¶Making a hash of floating point numbers
I've always thought that hash tables were well named, because often when you see how people have used them you wonder what they were smoking at the time. Often the problem revolves around a mistaken notion that switching a binary search tree for a hashed container bestows some sort of magical constant time lookup behavior, but sometimes it's more subtle. One case has to deal with the choice of hash function.
The hash function for a hashed container converts a key to a bucket index with the intent of trying to distribute data items as evenly as possible. Given a decent distribution for input values, the hash function for an integral key can be as simple as just using the integer value itself, with the container then applying a modulus operation to wrap it within the bucket count. Anyone who's gone down this route, however, then discovers the problem of trying to do this for a key that is of floating point type. Usually the first thing they try is something like this:
size_t operator()(float value) const {
return (size_t)(value * 100);
}
This is unfortunately usually fairly slow due to poor performance in the float-to-int conversion. There's also the matter of slightly worse behavior around zero due to truncation toward zero instead of negative infinity.

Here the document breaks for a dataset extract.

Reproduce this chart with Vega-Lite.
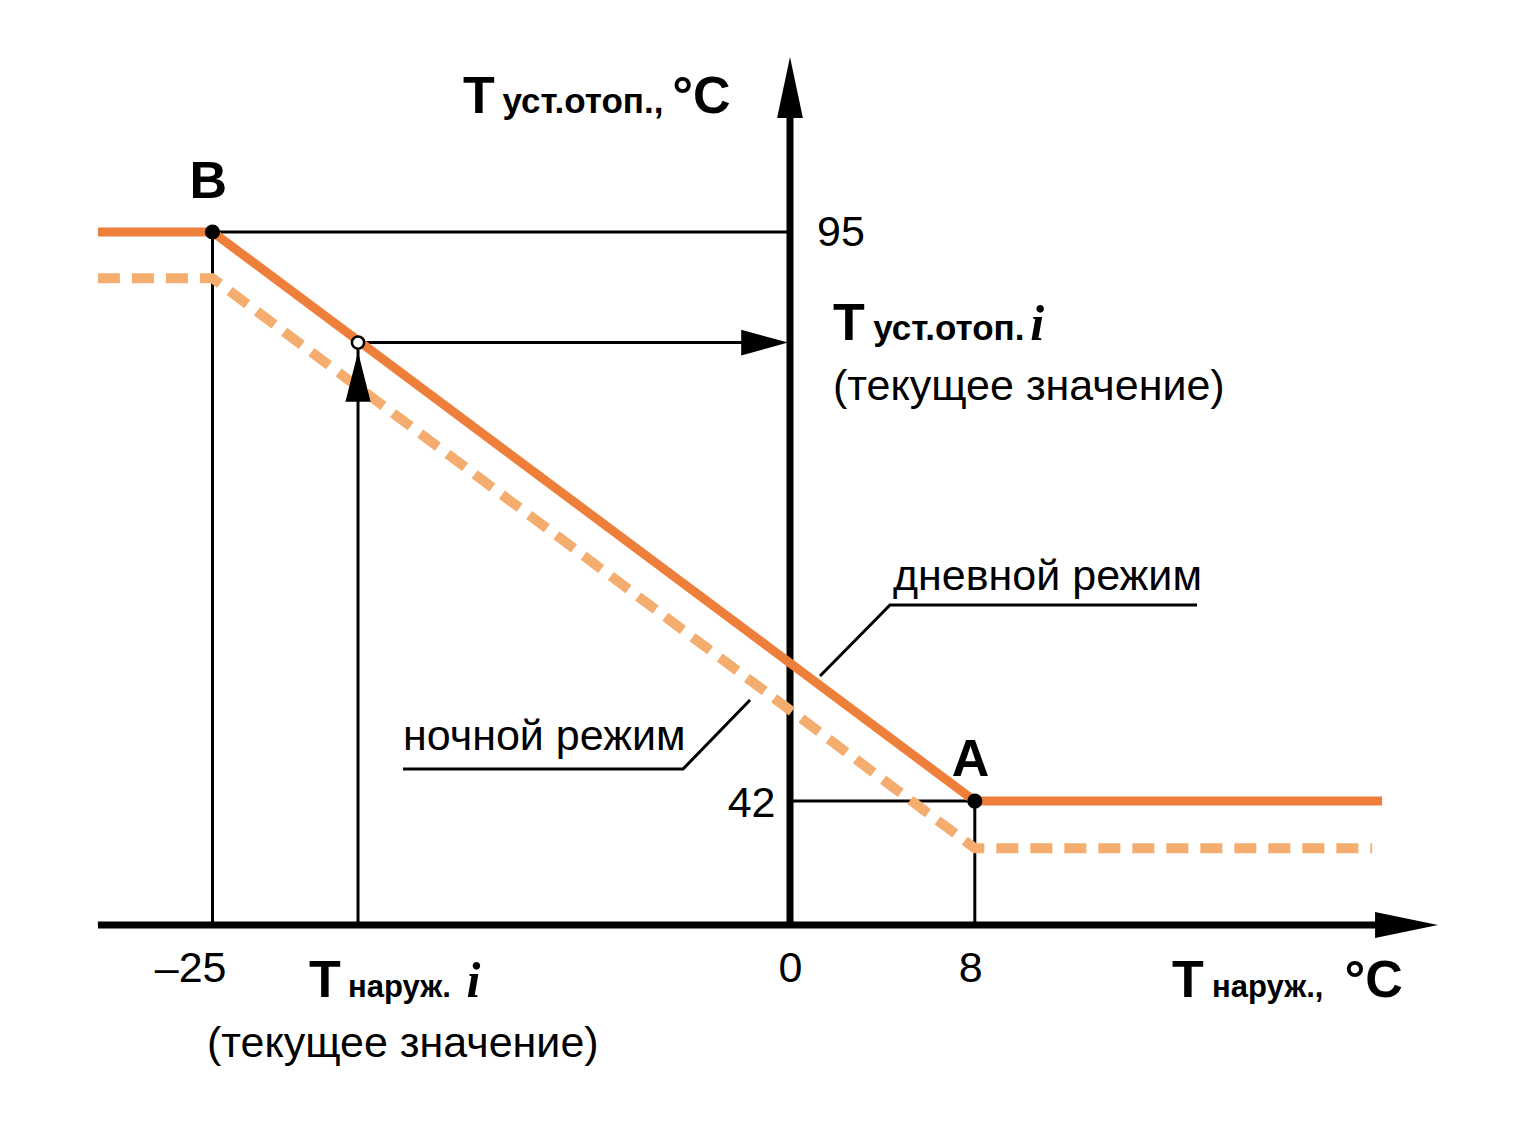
{
  "$schema": "https://vega.github.io/schema/vega-lite/v6.json",
  "width": 1536,
  "height": 1145,
  "autosize": {"type": "none"},
  "padding": 0,
  "background": "white",
  "config": {"view": {"stroke": null}},
  "datasets": {
    "axes": [
      {"s": "x", "i": 1, "t": -29.96, "v": 30.45},
      {"s": "x", "i": 2, "t": 26.7, "v": 30.45},
      {"s": "y", "i": 1, "t": 0, "v": 30.45},
      {"s": "y", "i": 2, "t": 0, "v": 108.4}
    ],
    "thin": [
      {"s": "b", "i": 1, "t": -25, "v": 30.45},
      {"s": "b", "i": 2, "t": -25, "v": 95},
      {"s": "b", "i": 3, "t": 0, "v": 95},
      {"s": "a", "i": 1, "t": 0, "v": 42},
      {"s": "a", "i": 2, "t": 8, "v": 42},
      {"s": "a", "i": 3, "t": 8, "v": 30.45},
      {"s": "cur", "i": 1, "t": -18.7, "v": 30.45},
      {"s": "cur", "i": 2, "t": -18.7, "v": 84.7},
      {"s": "cur", "i": 3, "t": -1.1, "v": 84.7},
      {"s": "day", "i": 1, "t": 17.62, "v": 60.26},
      {"s": "day", "i": 2, "t": 4.33, "v": 60.26},
      {"s": "day", "i": 3, "t": 1.3, "v": 53.64},
      {"s": "night", "i": 1, "t": -16.75, "v": 44.98},
      {"s": "night", "i": 2, "t": -4.63, "v": 44.98},
      {"s": "night", "i": 3, "t": -1.73, "v": 51.41}
    ],
    "night": [
      {"i": 1, "t": -29.96, "v": 90.7},
      {"i": 2, "t": -25, "v": 90.7},
      {"i": 3, "t": 8, "v": 37.6},
      {"i": 4, "t": 25.2, "v": 37.6}
    ],
    "day": [
      {"i": 1, "t": -29.96, "v": 95},
      {"i": 2, "t": -25, "v": 95},
      {"i": 3, "t": 8, "v": 42},
      {"i": 4, "t": 25.63, "v": 42}
    ],
    "arrows": [
      {"kind": "yaxis", "t": 0, "v": 108.46},
      {"kind": "xaxis", "t": 26.69, "v": 30.45},
      {"kind": "up", "t": -18.7, "v": 81.5},
      {"kind": "right", "t": -1.1, "v": 84.7}
    ],
    "dots": [
      {"name": "B", "t": -25, "v": 95},
      {"name": "A", "t": 8, "v": 42}
    ],
    "ring": [
      {"t": -18.7, "v": 84.7}
    ],
    "big": [
      {"label": "T", "t": -14.16, "v": 106.09},
      {"label": "°C", "t": -5.1, "v": 106.09},
      {"label": "T", "t": 1.86, "v": 84.94},
      {"label": "T", "t": -20.82, "v": 23.74},
      {"label": "T", "t": 16.54, "v": 23.74},
      {"label": "°C", "t": 24.0, "v": 23.74},
      {"label": "B", "t": -26.0, "v": 98.17},
      {"label": "A", "t": 7.0, "v": 44.33}
    ],
    "small": [
      {"label": "уст.отоп.,", "t": -12.45, "v": 106.09},
      {"label": "уст.отоп.", "t": 3.6, "v": 84.94}
    ],
    "smaller": [
      {"label": "наруж.", "t": -19.13, "v": 23.74},
      {"label": "наруж.,", "t": 18.27, "v": 23.74}
    ],
    "ital": [
      {"label": "i", "t": 10.4, "v": 84.94},
      {"label": "i", "t": -14.0, "v": 23.74}
    ],
    "reg": [
      {"label": "95", "t": 1.17, "v": 93.7},
      {"label": "42", "t": -2.7, "v": 40.51},
      {"label": "–25", "t": -27.5, "v": 25.14},
      {"label": "0", "t": -0.5, "v": 25.14},
      {"label": "8", "t": 7.3, "v": 25.14},
      {"label": "(текущее значение)", "t": 1.86, "v": 79.35},
      {"label": "(текущее значение)", "t": -25.24, "v": 18.15},
      {"label": "дневной режим", "t": 4.46, "v": 61.65},
      {"label": "ночной режим", "t": -16.75, "v": 46.75}
    ]
  },
  "encoding": {
    "x": {"field": "t", "type": "quantitative", "axis": null,
      "scale": {"domain": [-34.199, 32.294], "nice": false, "zero": false}},
    "y": {"field": "v", "type": "quantitative", "axis": null,
      "scale": {"domain": [9.96, 116.61], "nice": false, "zero": false}}
  },
  "layer": [
    {
      "data": {"name": "axes"},
      "mark": {"type": "line", "color": "black", "strokeWidth": 7},
      "encoding": {"detail": {"field": "s"}, "order": {"field": "i"}}
    },
    {
      "data": {"name": "thin"},
      "mark": {"type": "line", "color": "black", "strokeWidth": 3},
      "encoding": {"detail": {"field": "s"}, "order": {"field": "i"}}
    },
    {
      "data": {"name": "night"},
      "mark": {"type": "line", "color": "#F4AD6F", "strokeWidth": 10, "strokeDash": [22, 12]},
      "encoding": {"order": {"field": "i"}}
    },
    {
      "data": {"name": "day"},
      "mark": {"type": "line", "color": "#EE7F3B", "strokeWidth": 9},
      "encoding": {"order": {"field": "i"}}
    },
    {
      "data": {"name": "arrows"},
      "mark": {"type": "point", "filled": true, "color": "black", "opacity": 1, "size": 3600},
      "encoding": {
        "shape": {"field": "kind", "type": "nominal", "legend": null,
          "scale": {"domain": ["yaxis", "xaxis", "up", "right"],
            "range": ["M0,-1.02L-0.43,1.02L0.43,1.02Z", "M1.05,0L-1.05,-0.43L-1.05,0.43Z",
              "M0,-0.83L-0.42,0.83L0.42,0.83Z", "M0.78,0L-0.78,-0.43L-0.78,0.43Z"]}}
      }
    },
    {
      "data": {"name": "dots"},
      "mark": {"type": "circle", "color": "black", "opacity": 1, "size": 230}
    },
    {
      "data": {"name": "ring"},
      "mark": {"type": "point", "shape": "circle", "filled": true, "fill": "white", "stroke": "black", "strokeWidth": 2.5, "opacity": 1, "size": 150}
    },
    {
      "data": {"name": "big"},
      "mark": {"type": "text", "align": "left", "baseline": "alphabetic", "font": "Liberation Sans", "fontWeight": "bold", "fontSize": 52, "color": "black"},
      "encoding": {"text": {"field": "label"}}
    },
    {
      "data": {"name": "small"},
      "mark": {"type": "text", "align": "left", "baseline": "alphabetic", "font": "Liberation Sans", "fontWeight": "bold", "fontSize": 35, "color": "black"},
      "encoding": {"text": {"field": "label"}}
    },
    {
      "data": {"name": "smaller"},
      "mark": {"type": "text", "align": "left", "baseline": "alphabetic", "font": "Liberation Sans", "fontWeight": "bold", "fontSize": 31, "color": "black"},
      "encoding": {"text": {"field": "label"}}
    },
    {
      "data": {"name": "ital"},
      "mark": {"type": "text", "align": "left", "baseline": "alphabetic", "font": "Liberation Serif", "fontWeight": "bold", "fontStyle": "italic", "fontSize": 50, "color": "black"},
      "encoding": {"text": {"field": "label"}}
    },
    {
      "data": {"name": "reg"},
      "mark": {"type": "text", "align": "left", "baseline": "alphabetic", "font": "Liberation Sans", "fontSize": 43, "color": "black"},
      "encoding": {"text": {"field": "label"}}
    }
  ]
}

At this point, the inclination is probably to just give up and either deal with it or use a different container. Others go "aha!" and use this hack instead:
size_t operator()(float value) const {
return (size_t)*(const unsigned int *)&value;
}
This code uses the bit pattern of the float as the hash value. Yeah, it's non-portable. It's also got problems with the aliasing rules of the C language. In the not so unusual case of being able to depend on a 32-bit integral type and IEEE single precision floating point, though, it's a really neat and fast trick. And, sadly, it's also wrong. If you've done this or thought about it, don't feel bad. The .NET Framework team almost made this mistake, too.
Reason after the jump.
Negative zero is the problem. For IEEE floats, positive zero and negative zero differ by only the sign bit in bit pattern, but compare equal as floats. Using the bit pattern as the hash code therefore results in an inconsistency in the hashed container where two values compare equal but have different hash codes. I've also seen people burned by this when trying to compare floats quickly with integer compares (-0 < +0) and when implementing fast float-to-int functions (floorToInt(-0) = -1).